Agencies  on 11/8/2009 

Despite the prevailing high price level, central banks from emerging economies are willing to accumulate gold to diversify their currency reserves.

"Investors who had previously given gold the cold shoulder are now returning to the market on the news of India's gold purchase," Eugen Weinberg, a senior analyst with Commerzbank AG, wrote in a note.

Prices may climb as high as $1,300 an ounce should inflation concerns increase in the next year, Weinberg said. "At $1,100, gold is definitely not in a bubble yet," he said.

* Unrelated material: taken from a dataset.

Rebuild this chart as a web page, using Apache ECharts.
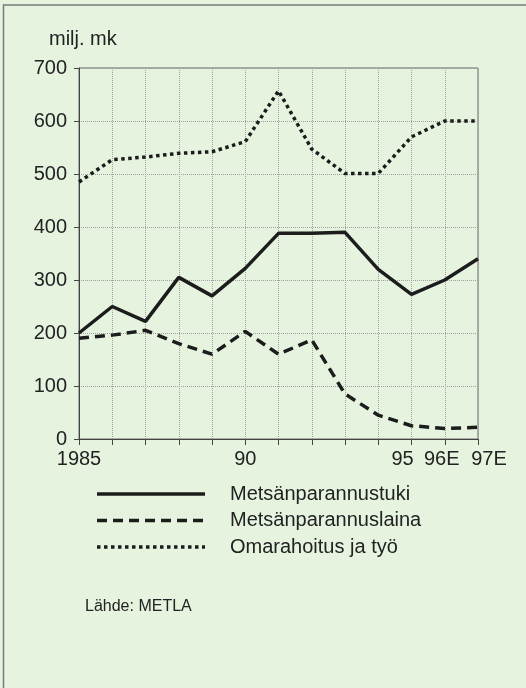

The Indian central bank's purchase from the IMF was made last month at an average price of $1,045 an ounce, and the $6.7 billion (Dh24.5bn) acquisition increased its holdings to about 557.7 tonnes.

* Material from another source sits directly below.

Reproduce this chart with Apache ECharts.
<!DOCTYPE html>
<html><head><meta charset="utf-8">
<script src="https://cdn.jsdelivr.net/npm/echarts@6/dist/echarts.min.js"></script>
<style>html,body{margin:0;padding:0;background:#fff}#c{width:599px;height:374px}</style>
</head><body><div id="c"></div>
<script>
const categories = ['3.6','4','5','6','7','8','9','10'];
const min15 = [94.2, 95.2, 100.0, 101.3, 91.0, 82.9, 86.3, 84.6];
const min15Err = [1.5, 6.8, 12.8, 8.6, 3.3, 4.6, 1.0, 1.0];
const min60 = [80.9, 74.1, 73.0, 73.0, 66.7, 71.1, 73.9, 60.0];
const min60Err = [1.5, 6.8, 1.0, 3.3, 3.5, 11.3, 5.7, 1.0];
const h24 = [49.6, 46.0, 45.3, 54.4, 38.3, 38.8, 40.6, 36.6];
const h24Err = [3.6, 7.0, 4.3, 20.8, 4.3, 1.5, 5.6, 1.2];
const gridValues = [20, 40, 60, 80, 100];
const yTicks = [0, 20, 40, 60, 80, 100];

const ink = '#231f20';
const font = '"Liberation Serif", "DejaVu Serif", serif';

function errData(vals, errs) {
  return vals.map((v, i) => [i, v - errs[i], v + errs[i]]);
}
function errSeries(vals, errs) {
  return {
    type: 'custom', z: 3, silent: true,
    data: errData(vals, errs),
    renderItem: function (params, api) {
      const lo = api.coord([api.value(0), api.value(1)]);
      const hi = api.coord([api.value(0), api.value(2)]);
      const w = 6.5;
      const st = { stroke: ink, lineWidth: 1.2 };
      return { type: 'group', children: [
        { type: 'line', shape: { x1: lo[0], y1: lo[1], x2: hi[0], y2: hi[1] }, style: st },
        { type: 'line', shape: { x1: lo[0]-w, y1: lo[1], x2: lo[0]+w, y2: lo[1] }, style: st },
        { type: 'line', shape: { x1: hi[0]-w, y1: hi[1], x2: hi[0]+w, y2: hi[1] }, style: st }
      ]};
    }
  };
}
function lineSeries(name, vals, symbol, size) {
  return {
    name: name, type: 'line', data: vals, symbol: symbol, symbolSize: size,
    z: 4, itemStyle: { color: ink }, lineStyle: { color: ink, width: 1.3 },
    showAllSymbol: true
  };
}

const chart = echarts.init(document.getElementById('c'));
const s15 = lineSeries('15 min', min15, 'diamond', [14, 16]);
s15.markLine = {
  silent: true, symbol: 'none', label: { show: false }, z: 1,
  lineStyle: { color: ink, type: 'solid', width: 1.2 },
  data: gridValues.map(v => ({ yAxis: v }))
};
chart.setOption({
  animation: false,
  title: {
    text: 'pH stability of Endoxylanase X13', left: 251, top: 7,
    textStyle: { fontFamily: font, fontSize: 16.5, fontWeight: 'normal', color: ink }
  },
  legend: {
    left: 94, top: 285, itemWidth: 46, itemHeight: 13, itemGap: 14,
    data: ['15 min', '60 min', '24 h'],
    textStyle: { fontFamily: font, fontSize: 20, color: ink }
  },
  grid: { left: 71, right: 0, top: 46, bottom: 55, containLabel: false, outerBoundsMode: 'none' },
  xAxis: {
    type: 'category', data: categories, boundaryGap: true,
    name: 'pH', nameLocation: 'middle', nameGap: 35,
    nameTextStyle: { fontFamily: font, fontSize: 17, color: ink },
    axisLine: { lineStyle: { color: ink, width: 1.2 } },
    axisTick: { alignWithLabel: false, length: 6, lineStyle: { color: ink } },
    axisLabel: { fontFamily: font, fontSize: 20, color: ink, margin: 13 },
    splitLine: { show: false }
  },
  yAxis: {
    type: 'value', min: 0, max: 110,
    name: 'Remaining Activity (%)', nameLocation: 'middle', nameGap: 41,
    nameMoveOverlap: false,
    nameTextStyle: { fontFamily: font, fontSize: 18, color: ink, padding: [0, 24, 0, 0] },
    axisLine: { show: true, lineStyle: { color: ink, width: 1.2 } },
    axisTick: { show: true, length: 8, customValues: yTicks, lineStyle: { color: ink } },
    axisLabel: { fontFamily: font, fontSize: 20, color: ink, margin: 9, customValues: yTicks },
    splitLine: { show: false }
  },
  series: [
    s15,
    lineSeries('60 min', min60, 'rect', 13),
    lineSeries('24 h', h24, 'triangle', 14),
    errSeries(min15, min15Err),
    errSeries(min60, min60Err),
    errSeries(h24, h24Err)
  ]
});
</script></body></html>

The IMF agreed in September to sell 403.3 tonnes to shore up its finances and provide more low-interest loans. The IMF has sold 200 tonnes of gold to the Reserve Bank of India for $6.7bn, executing half of a long-planned bullion sale that has threatened to slow gold's ascent.

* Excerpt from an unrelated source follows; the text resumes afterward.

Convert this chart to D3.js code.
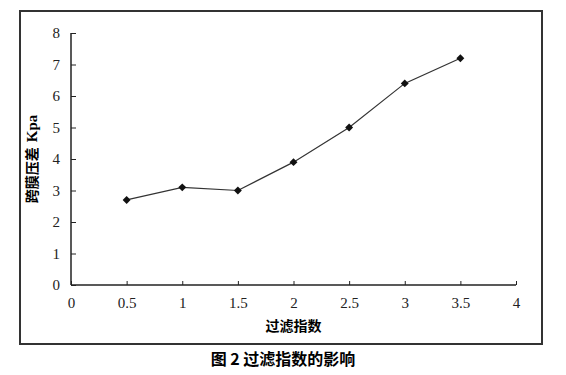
<!DOCTYPE html>
<html>
<head>
<meta charset="utf-8">
<script src="https://cdn.jsdelivr.net/npm/d3@7/dist/d3.min.js"></script>
<style>
  body { margin: 0; background: #fff; }
  .tick text { font-family: "Liberation Serif", "DejaVu Serif", serif; font-size: 15px; fill: #222; }
</style>
</head>
<body>
<div id="chart"></div>
<script>
// data
var xValues = [0.5, 1, 1.5, 2, 2.5, 3, 3.5];
var yValues = [2.7, 3.1, 3.0, 3.9, 5.0, 6.4, 7.2];
var xTicks = [0, 0.5, 1, 1.5, 2, 2.5, 3, 3.5, 4];
var yTicks = [0, 1, 2, 3, 4, 5, 6, 7, 8];

var width = 566, height = 375;
var plotLeft = 71, plotRight = 516, plotTop = 33, plotBottom = 285;

var svg = d3.select("#chart").append("svg")
    .attr("width", width)
    .attr("height", height);

// outer frame
svg.append("rect")
    .attr("x", 20).attr("y", 11)
    .attr("width", 522).attr("height", 333)
    .style("fill", "none")
    .style("stroke", "#333")
    .style("stroke-width", 2);

var x = d3.scaleLinear().domain([0, 4]).range([plotLeft, plotRight]);
var y = d3.scaleLinear().domain([0, 8]).range([plotBottom, plotTop]);

// x axis, ticks pointing up
var xAxis = svg.append("g")
    .attr("transform", "translate(0," + plotBottom + ")")
    .call(d3.axisBottom(x).tickValues(xTicks).tickSize(-4).tickPadding(12)
        .tickFormat(d3.format("")));
xAxis.select(".domain").attr("d", "M" + plotLeft + ",0H" + plotRight).style("stroke", "#222").style("stroke-width", 1.5);
xAxis.selectAll(".tick line").style("stroke", "#222");

// y axis, ticks pointing right
var yAxis = svg.append("g")
    .attr("transform", "translate(" + plotLeft + ",0)")
    .call(d3.axisLeft(y).tickValues(yTicks).tickSize(-5).tickPadding(11));
yAxis.select(".domain").attr("d", "M0," + plotTop + "V" + plotBottom).style("stroke", "#222").style("stroke-width", 1.5);
yAxis.selectAll(".tick line").style("stroke", "#222");

// line
var line = d3.line()
    .x(function(d, i) { return x(xValues[i]); })
    .y(function(d) { return y(d); });

svg.append("path")
    .datum(yValues)
    .attr("d", line)
    .style("fill", "none")
    .style("stroke", "#333")
    .style("stroke-width", 1.2);

// diamond markers
svg.selectAll(".pt")
    .data(yValues)
    .enter().append("path")
    .attr("class", "pt")
    .attr("transform", function(d, i) { return "translate(" + x(xValues[i]) + "," + y(d) + ") rotate(45)"; })
    .attr("d", "M-2.8,-2.8H2.8V2.8H-2.8Z")
    .style("fill", "#111");

// axis titles
var yTitle = svg.append("text")
    .attr("transform", "translate(37," + ((plotTop + plotBottom) / 2) + ") rotate(-90)")
    .attr("text-anchor", "middle")
    .style("font-family", "'Noto Sans CJK SC', sans-serif")
    .style("font-weight", "bold")
    .style("font-size", "14px");
yTitle.append("tspan").text("跨膜压差");
yTitle.append("tspan")
    .attr("dx", 5)
    .style("font-family", "'Liberation Serif', serif")
    .style("font-size", "15px")
    .text("Kpa");

svg.append("text")
    .attr("x", (plotLeft + plotRight) / 2)
    .attr("y", 331)
    .attr("text-anchor", "middle")
    .style("font-family", "'Noto Sans CJK SC', sans-serif")
    .style("font-weight", "bold")
    .style("font-size", "14px")
    .text("过滤指数");

// caption
svg.append("text")
    .attr("x", 283)
    .attr("y", 365)
    .attr("text-anchor", "middle")
    .style("font-family", "'Noto Sans CJK SC', sans-serif")
    .style("font-weight", "bold")
    .style("font-size", "16px")
    .text("图 2 过滤指数的影响");
</script>
</body>
</html>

The deal, which surprised traders who expected China to be the most likely buyer, will relieve the gold market of some uncertainty over how and when the IMF would sell 403.3 tonnes of gold, about one-eighth of its total stock. The deal will increase India's gold holdings to the tenth largest among central banks.

It also fuelled speculation that other governments – including Beijing – may be ready to diversify their reserves even at near-record gold prices, helping soak up IMF supply that the fund may otherwise be forced to sell on the open market.

"Central banks in India and China will be happy to accumulate gold at these levels. I will not be surprised to see even some Southeast Asian banks buying gold," Aaron Smith, Asia head of the $1.65bn technical trading fund Superfund, said.

The Reserve Bank of India said the purchase was an official sector off-market transaction and was executed during October 19-30 at market-based prices.

An IMF official said the sale was concluded at an average price of about $1,045 an ounce and that the transaction would be paid in hard currency and not in IMF Special Drawing Rights.

Although the IMF's plan to sell a share of its gold holdings in order to increase low-cost lending to poor countries had been flagged for a year before it was approved, the speed, scale and identity of the buyer were a surprise.